How to Crack Veeva Coding Interviews in 2026
Complete guide to Veeva coding interviews — question patterns, difficulty breakdown, must-practice topics, and preparation strategy.
Veeva Systems interviews for software engineering roles focus on practical problem-solving with a strong emphasis on data structures and algorithms. The process typically involves one or two technical phone screens, followed by a virtual onsite consisting of 3-4 rounds. These rounds often include a mix of coding, system design, and behavioral discussions. The coding portion is the core, and understanding its specific profile is the first step to success.
By the Numbers — Difficulty Breakdown and What It Means
Based on recent patterns, Veeva's coding questions are almost exclusively at the Medium difficulty level. This is a critical insight. It means you are unlikely to face obscure, brain-teasing "Hard" problems or trivial "Easy" ones. The interview is designed to assess your foundational competency in applying core algorithms to non-trivial, real-world adjacent problems.
The 100% Medium focus signals that interviewers are evaluating:
- Reliable Implementation: Can you correctly and efficiently translate a known pattern into bug-free code under pressure?
- Problem Decomposition: Can you break down a moderately complex requirement into solvable steps using standard data structures?
- Communication: Can you explain your thought process clearly as you work through a solution that has some nuance?
Your preparation should therefore prioritize depth and fluency in Medium-tier problems over grinding a huge volume of esoteric Hard questions.
Top Topics to Focus On
The most frequent topics form a cohesive toolkit for handling common data processing tasks. Mastering their intersection is key.
- Array & String: The fundamental data types for most problems. Expect to manipulate indices, slices, and characters.

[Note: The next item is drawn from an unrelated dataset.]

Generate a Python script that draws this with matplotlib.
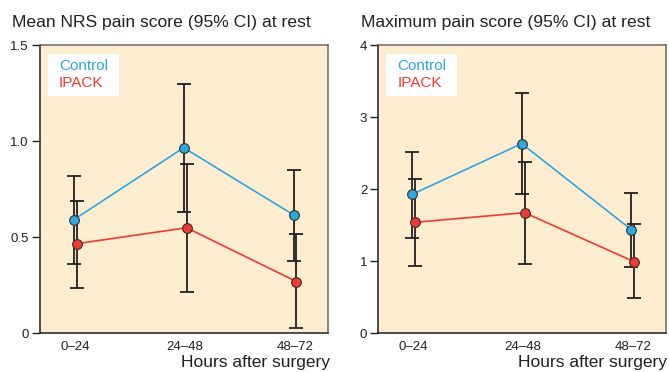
import numpy as np
import matplotlib.pyplot as plt
from matplotlib.patches import Rectangle

plt.rcParams['font.family'] = ['Liberation Sans', 'DejaVu Sans']

# --- data ---
periods = ["0\u201324", "24\u201348", "48\u201372"]
groups = ["Control", "IPACK"]

# mean NRS pain score (95% CI)
mean_ctrl = [0.59, 0.965, 0.615]
mean_ctrl_lo = [0.36, 0.63, 0.375]
mean_ctrl_hi = [0.82, 1.295, 0.85]
mean_ipack = [0.465, 0.548, 0.268]
mean_ipack_lo = [0.233, 0.212, 0.024]
mean_ipack_hi = [0.69, 0.88, 0.514]

# maximum pain score (95% CI)
max_ctrl = [1.925, 2.63, 1.435]
max_ctrl_lo = [1.32, 1.93, 0.92]
max_ctrl_hi = [2.52, 3.33, 1.95]
max_ipack = [1.537, 1.671, 0.99]
max_ipack_lo = [0.93, 0.96, 0.48]
max_ipack_hi = [2.14, 2.38, 1.51]

BLUE = "#2aa8e0"
RED = "#ee3a36"
BG = "#feedd0"
DARK = "#231f20"


def draw_panel(ax, ctrl, ctrl_lo, ctrl_hi, ipack, ipack_lo, ipack_hi, ymax, yticks, yticklabels):
    x = np.arange(len(periods))
    off = 0.013
    ax.set_facecolor(BG)
    for xs, m, lo, hi, col in [(x - off, ctrl, ctrl_lo, ctrl_hi, BLUE),
                               (x + off, ipack, ipack_lo, ipack_hi, RED)]:
        m = np.array(m)
        yerr = [m - np.array(lo), np.array(hi) - m]
        ax.plot(xs, m, color=col, lw=1.2, zorder=2)
        ax.errorbar(xs, m, yerr=yerr, fmt='none', ecolor=DARK, elinewidth=1.3,
                    capsize=5, capthick=1.3, zorder=3)
        ax.plot(xs, m, 'o', color=col, ms=7, mec="#3a2e2a", mew=0.8, zorder=4)

    ax.set_xlim(-0.32, 2.30)
    ax.set_ylim(0, ymax)
    ax.set_xticks(x)
    ax.set_xticklabels(periods, fontsize=9.5, color=DARK)
    ax.set_yticks(yticks)
    ax.set_yticklabels(yticklabels, fontsize=9.5, color=DARK)
    ax.tick_params(axis='x', length=0, pad=6)
    ax.tick_params(axis='y', length=6, width=1, color=DARK, pad=2)
    for s in ['left', 'bottom']:
        ax.spines[s].set_color(DARK)
        ax.spines[s].set_linewidth(1.1)
    for s in ['top', 'right']:
        ax.spines[s].set_color("#6d6660")
        ax.spines[s].set_linewidth(1.1)

    # white key box with coloured group names
    ax.add_patch(Rectangle((0.028, 0.823), 0.2465, 0.146, transform=ax.transAxes,
                           facecolor='white', edgecolor='none', zorder=5))
    for name, col, yb in zip(groups, [BLUE, RED], [0.912, 0.853]):
        ax.text(0.066, yb, name, color=col, fontsize=11, transform=ax.transAxes,
                ha='left', va='baseline', zorder=6)


fig = plt.figure(figsize=(6.69, 3.72), dpi=100)
ax1 = fig.add_axes([40 / 669, 1 - 333 / 372, 288 / 669, 288 / 372])
ax2 = fig.add_axes([378.3 / 669, 1 - 333 / 372, 287.4 / 669, 288 / 372])

draw_panel(ax1, mean_ctrl, mean_ctrl_lo, mean_ctrl_hi, mean_ipack, mean_ipack_lo, mean_ipack_hi,
           1.5, [0, 0.5, 1.0, 1.5], ["0", "0.5", "1.0", "1.5"])
draw_panel(ax2, max_ctrl, max_ctrl_lo, max_ctrl_hi, max_ipack, max_ipack_lo, max_ipack_hi,
           4, [0, 1, 2, 3, 4], ["0", "1", "2", "3", "4"])

fig.text(12 / 669, 1 - 27 / 372, "Mean NRS pain score (95% CI) at rest", fontsize=12.6,
         color=DARK, ha='left', va='baseline')
fig.text(361 / 669, 1 - 27 / 372, "Maximum pain score (95% CI) at rest", fontsize=12.6,
         color=DARK, ha='left', va='baseline')
# axis label sits low, as in the original, but kept fully inside the canvas
for xr in [330 / 669, 667 / 669]:
    fig.text(xr, 1 - 367 / 372, "Hours after surgery", fontsize=12.5, color=DARK,
             ha='right', va='baseline')

fig.savefig("out.png", dpi=100)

- Hash Table: The go-to tool for achieving O(1) lookups, used for counting, mapping, and deduplication. It's often combined with other topics.
- Sorting: A crucial preprocessing step that can simplify many problems, especially when paired with the two-pointer technique.
- Sliding Window: The premier pattern for optimizing problems involving contiguous subarrays or substrings to meet a certain condition.
The most powerful combination for Veeva is likely Hash Table + Sliding Window for substring or subarray problems. Here is a classic example: finding the longest substring with at most K distinct characters.
def longest_substring_k_distinct(s: str, k: int) -> int:
char_count = {}
left = 0
max_len = 0
for right in range(len(s)):
# Expand window: add char at 'right'
char_count[s[right]] = char_count.get(s[right], 0) + 1
# Shrink window if we exceed k distinct chars
while len(char_count) > k:
char_count[s[left]] -= 1
if char_count[s[left]] == 0:
del char_count[s[left]]
left += 1
# Update answer
max_len = max(max_len, right - left + 1)
return max_len
Preparation Strategy — A 4-6 Week Plan
Weeks 1-2: Foundation & Pattern Recognition
- Dedicate this phase to the core topics: Array, String, Hash Table, Sorting, and Sliding Window.
- Solve 15-20 curated Medium problems for each topic. Don't just solve—memorize the pattern. For each problem, articulate why a hash table or sliding window is the optimal approach.
- Practice writing the boilerplate for a sliding window and a two-pointer solution from memory.
Weeks 3-4: Integration & Mock Interviews
- Focus on problems that combine 2-3 of the key topics (e.g., "Sort Array then use Two-Pointer" or "Sliding Window with a Hash Map counter").
- Start doing timed practice sessions (45-60 minutes per problem) to simulate the real interview pace.
- Begin mock interviews. Explain your thought process out loud from the moment you read the problem. This is non-negotiable.
Weeks 5-6: Refinement & Company-Specific Practice
- In the final stretch, target your effort. Use the CodeJeet company tag to practice problems frequently asked at Veeva.
- Re-solve your earlier mistakes. Fluency is more important than seeing new problems.
- Conduct 2-3 full mock interview loops (2-3 back-to-back coding sessions) to build stamina.
Key Tips
- Communicate First, Code Second: Before writing a single line of code, restate the problem in your own words, confirm edge cases, and outline your algorithm step-by-step. Interviewers want to follow your logic.
- Prioritize Correctness Over Cleverness: With Medium problems, a clean, correct solution that uses a well-known pattern is better than a buggy, "optimal" one. Get a working solution first, then discuss optimizations.
- Test with Examples Immediately: After writing your code, don't just declare it done. Walk through the provided example and a small edge case (empty input, minimal K value, etc.) using your code as a checklist. This catches off-by-one errors.
- Ask Clarifying Questions: For a problem like "find anagrams in a string," immediately ask: "What is the character set? Is the search case-sensitive? How should we output the results?" This shows systematic thinking.
Veeva's interview is a test of applied fundamentals. By drilling the specific combination of Medium-difficulty problems focused on Strings, Arrays, Hash Tables, and the Sliding Window pattern, you build the precise muscle memory needed to perform reliably under interview conditions.